I came across the delightful The Shoe Ballet by John Ansell whilst reviewing one of the latest releases from the Guild Light Music Series (GLCD5195). The full review will appear in due course. I had not heard this work before.
John Ansell is recalled for two works these days – the fine Overture: The Windjammer and the pot-pourri of nautical songs that makes up Plymouth Hoe. Both these pieces are available in a fine recording on SOMM 243.
John Ansell was born in Hoxton, London on 26 March 1874 and later studied at the Guildhall with the well-known Scottish composer Hamish Maccunn. At this time he was a regular performer on the viola and achieved considerable distinction playing under the baton of Sir Arthur Sullivan. However his main task in life was as musical director at a number of theatres including the Alhambra, the Playhouse, the Adelphi and the Winter Gardens. In 1926 he joined the BBC at Savoy Hill and conducted the 2LO wireless orchestra for four years. John Ansell died on 14 December 1948 at his home in Marlow.
Ansell wrote a huge range of music that deserves to be at least catalogued. These included a comic opera Violette, three overtures, a set of Danses Miniatures de Ballet, Three Irish Dances, Three Irish Pictures and incidental music for a number of stage productions. There are a number of piano pieces as well as reductions of the orchestral works. A Serenade for cello and orchestra was featured during the 1898 Promenade Concerts.

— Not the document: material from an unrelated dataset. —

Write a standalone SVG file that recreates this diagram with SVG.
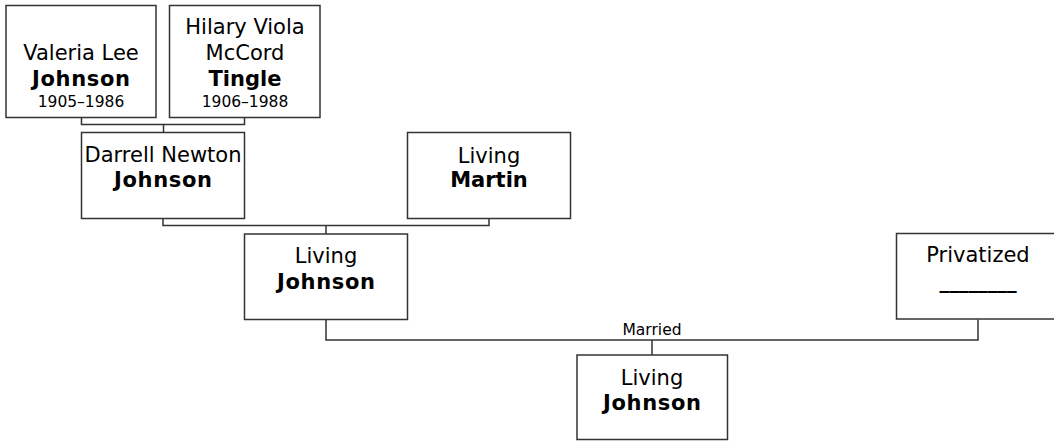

I do not know if The Shoe Ballet was used for dancing or whether it is simply a musical confection designed for the concert hall or pier-head pavilion. There were originally five movements; however the Guild CD only has three (1, 3& 5). The first introduces the ‘Sabot’ which is in the form of a ‘rustic dance. The second is more romantic and depicts the ‘Ballet Shoe’. Then comes the Court Shoe’ which is in the form of a ‘passpied.’ This is followed by an exotic ‘Eastern’ piece representing ‘The Sandal’ that may have been worn by Scheherazade. The final section is ‘The Brogue’ which is fine Celtic music that has the skirl and drone of the pipes and a Maccunn-like ‘Mountain Flood’ swagger. It is one of the best Irish/Scottish dance in the book.
Philip Scowcroft has quoted TheTimes obiturist (15 December 1948) which notes that Ansell's incidental music 'exhibits a soundness of construction and vein of fantasy which should ensure it the regard of discriminating audiences'. Ansell’s music is typically in the ‘light’ genre, however there is no ‘suggestion of triviality.’
The listener feels that each of the surviving (recorded) works is formally sound and well-scored. Much of Ansell’s music was composed for theatre band or light orchestra, with the attendant limitations. Certainly the recording by Charles Williams and the Queen’s Hall Light Orchestra reveal a charming, well crafted work that would certainly benefit from an updated performance.